DATA FOR THE TASK
****************

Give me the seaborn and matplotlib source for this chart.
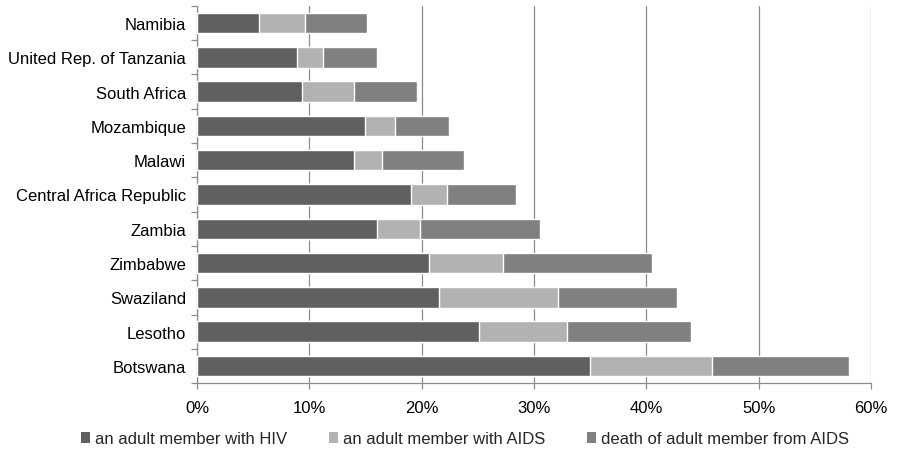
import matplotlib
matplotlib.use("Agg")
import matplotlib.pyplot as plt
from matplotlib.patches import Patch
from matplotlib.ticker import FixedLocator, PercentFormatter
import numpy as np
import pandas as pd
import seaborn as sns

countries = ["Namibia", "United Rep. of Tanzania", "South Africa", "Mozambique",
             "Malawi", "Central Africa Republic", "Zambia", "Zimbabwe",
             "Swaziland", "Lesotho", "Botswana"]
hiv = [5.5, 8.9, 9.3, 14.9, 14.0, 19.0, 16.0, 20.6, 21.5, 25.1, 35.0]
aids = [4.1, 2.3, 4.7, 2.7, 2.5, 3.2, 3.8, 6.6, 10.6, 7.8, 10.8]
death = [5.5, 4.8, 5.6, 4.8, 7.3, 6.2, 10.7, 13.3, 10.6, 11.1, 12.2]
series_labels = ["an adult member with HIV", "an adult member with AIDS",
                 "death of adult member from AIDS"]
colors = ["#606060", "#b2b2b2", "#808080"]

df = pd.DataFrame({"country": countries, "hiv": hiv, "aids": aids, "death": death})
df["c1"] = df["hiv"]
df["c2"] = df["hiv"] + df["aids"]
df["c3"] = df["c2"] + df["death"]

sns.set_theme(style="white")
plt.rcParams["font.family"] = ["Liberation Sans", "DejaVu Sans"]
plt.rcParams["font.size"] = 12

fig = plt.figure(figsize=(9, 4.52), dpi=100)
ax = fig.add_axes([0.219, 0.150, 0.749, 0.835])

# stacked bars: draw cumulative totals from the outermost segment inward
for col, color in zip(["c3", "c2", "c1"], [colors[2], colors[1], colors[0]]):
    sns.barplot(data=df, x=col, y="country", order=countries, color=color,
                orient="h", width=0.6, saturation=1, ax=ax, zorder=3)

grid_col = "#8c8c8c"
ax.set_xlim(0, 60)
ax.set_ylim(len(countries) - 0.5, -0.5)
ax.xaxis.set_major_locator(FixedLocator(np.arange(0, 61, 10)))
ax.xaxis.set_major_formatter(PercentFormatter(decimals=0))
ax.set_axisbelow(True)
ax.grid(axis="x", color=grid_col, linewidth=0.9)
ax.grid(axis="y", visible=False)
ax.set_xlabel("")
ax.set_ylabel("")

for side in ["top", "right"]:
    ax.spines[side].set_visible(False)
for side in ["left", "bottom"]:
    ax.spines[side].set_color(grid_col)
    ax.spines[side].set_linewidth(0.9)

# tick marks sit on category boundaries, labels stay centred on bars
ax.yaxis.set_minor_locator(FixedLocator(np.arange(-0.5, len(countries), 1.0)))
ax.tick_params(axis="y", which="major", length=0, pad=8, labelsize=12, colors="black")
ax.tick_params(axis="y", which="minor", left=True, length=4.5, width=0.9, color=grid_col)
ax.tick_params(axis="x", which="major", bottom=True, length=4.5, width=0.9,
               color=grid_col, pad=7.5, labelsize=12, labelcolor="black")

handles = [Patch(facecolor=c, edgecolor="none") for c in colors]
fig.legend(handles, series_labels, loc="center", bbox_to_anchor=(0.517, 0.027),
           ncol=3, frameon=False, fontsize=12, handlelength=0.55, handleheight=0.6,
           handletextpad=0.3, columnspacing=2.5, borderaxespad=0)

fig.savefig("out.png", dpi=100)
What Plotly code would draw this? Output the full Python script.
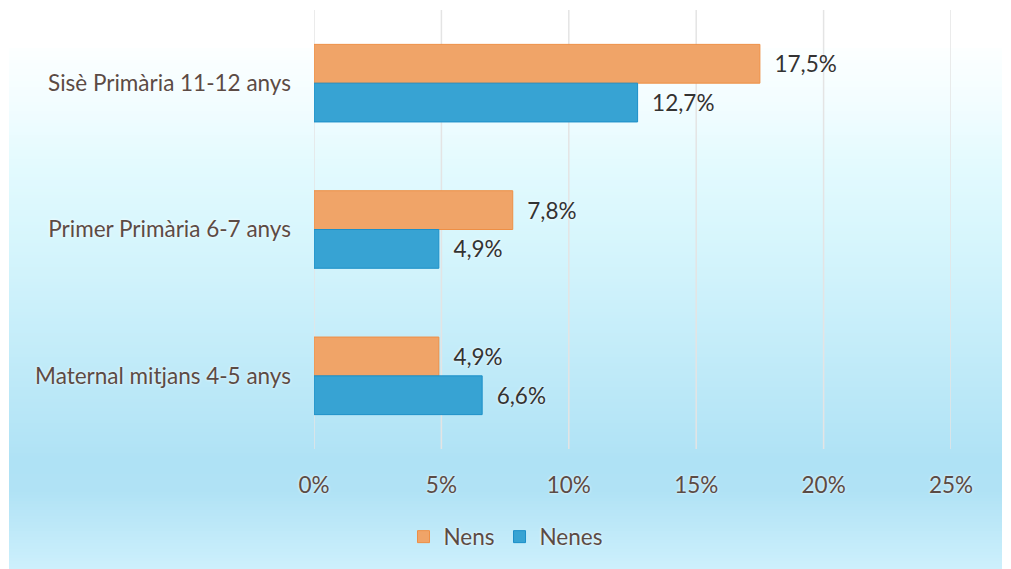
import plotly.graph_objects as go

categories = ["Sisè Primària 11-12 anys", "Primer Primària 6-7 anys", "Maternal mitjans 4-5 anys"]
nens = [0.175, 0.078, 0.049]
nenes = [0.127, 0.049, 0.066]
tick_vals = [0, 0.05, 0.10, 0.15, 0.20, 0.25]

W, H = 1011, 569
ML, MR, MT, MB = 314, 60, 10, 120
PW, PH = W - ML - MR, H - MT - MB

def px_x(p):
    return (p - ML) / PW

def px_y(p):
    return (H - MB - p) / PH

AXIS_COL = "#5B4B45"
LABEL_COL = "#333333"
FONT = "Lato"
FS = 22.5
SHADOW = "0px 0px 3px white"

fig = go.Figure()
fig.add_trace(go.Bar(
    y=categories, x=nens, name="Nens", orientation="h",
    marker=dict(color="#F0A468", line=dict(color="#EE8F45", width=1)),
    texttemplate="\u00a0\u00a0%{x:.1%}", textposition="outside",
    textfont=dict(family=FONT, size=FS, color=LABEL_COL, shadow=SHADOW),
    cliponaxis=False,
))
fig.add_trace(go.Bar(
    y=categories, x=nenes, name="Nenes", orientation="h",
    marker=dict(color="#37A3D3", line=dict(color="#1C8FC8", width=1)),
    texttemplate="\u00a0\u00a0%{x:.1%}", textposition="outside",
    textfont=dict(family=FONT, size=FS, color=LABEL_COL, shadow=SHADOW),
    cliponaxis=False,
))

# background gradient (styling)
stops = [(48, (252, 255, 255)), (100, (243, 253, 255)), (170, (226, 250, 254)),
         (250, (213, 245, 252)), (350, (195, 236, 249)), (460, (175, 226, 245)),
         (490, (176, 226, 245)), (569, (205, 240, 252))]
shapes = []
step = 3
y = 48
while y < 569:
    y2 = min(y + step, 569)
    ym = (y + y2) / 2
    for i in range(len(stops) - 1):
        a, ca = stops[i]
        b, cb = stops[i + 1]
        if a <= ym <= b:
            t = (ym - a) / (b - a)
            c = tuple(round(ca[k] + (cb[k] - ca[k]) * t) for k in range(3))
            break
    shapes.append(dict(type="rect", xref="paper", yref="paper",
                       x0=px_x(9), x1=px_x(1002), y0=px_y(y2 + 0.5), y1=px_y(y),
                       fillcolor="rgb(%d,%d,%d)" % c, line=dict(width=0), layer="below"))
    y = y2

# vertical gridlines at tick values
for tv in tick_vals:
    shapes.append(dict(type="line", xref="x", yref="paper", x0=tv, x1=tv, y0=0, y1=1,
                       line=dict(color="#E4E4E4", width=1.5), layer="below"))

fig.update_layout(
    width=W, height=H,
    margin=dict(l=ML, r=MR, t=MT, b=MB),
    paper_bgcolor="white", plot_bgcolor="rgba(0,0,0,0)",
    separators=",.",
    barmode="group", bargap=0.47, bargroupgap=0,
    shapes=shapes,
    font=dict(family=FONT, size=FS, color=AXIS_COL),
    xaxis=dict(range=[0, 0.25], tickvals=tick_vals, tickformat=".0%",
               showgrid=False, zeroline=False,
               showline=False, ticks="", ticklabelstandoff=20,
               tickfont=dict(family=FONT, size=FS, color=AXIS_COL, shadow=SHADOW)),
    yaxis=dict(autorange="reversed", showgrid=False, showline=False, ticks="",
               ticklabelstandoff=22,
               tickfont=dict(family=FONT, size=FS, color=AXIS_COL, shadow=SHADOW)),
    legend=dict(orientation="h", xref="container", yref="container",
                x=0.5, xanchor="center", y=(H - 537) / H, yanchor="middle",
                font=dict(family=FONT, size=FS, color=AXIS_COL, shadow=SHADOW),
                bgcolor="rgba(0,0,0,0)"),
    showlegend=True,
)

fig.write_html("out.html", config={"displayModeBar": False},
               post_script="document.body.style.margin='0';")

****************

REQUIRED TASK
Only the lines starting at the line with "What Plotly code" and ending at the line with "PW, PH = W - ML - MR, H - MT - MB" should be printed again, exactly and with both ends kept; omit the pictures.

REPLY
What Plotly code would draw this? Output the full Python script.
import plotly.graph_objects as go

categories = ["Sisè Primària 11-12 anys", "Primer Primària 6-7 anys", "Maternal mitjans 4-5 anys"]
nens = [0.175, 0.078, 0.049]
nenes = [0.127, 0.049, 0.066]
tick_vals = [0, 0.05, 0.10, 0.15, 0.20, 0.25]

W, H = 1011, 569
ML, MR, MT, MB = 314, 60, 10, 120
PW, PH = W - ML - MR, H - MT - MB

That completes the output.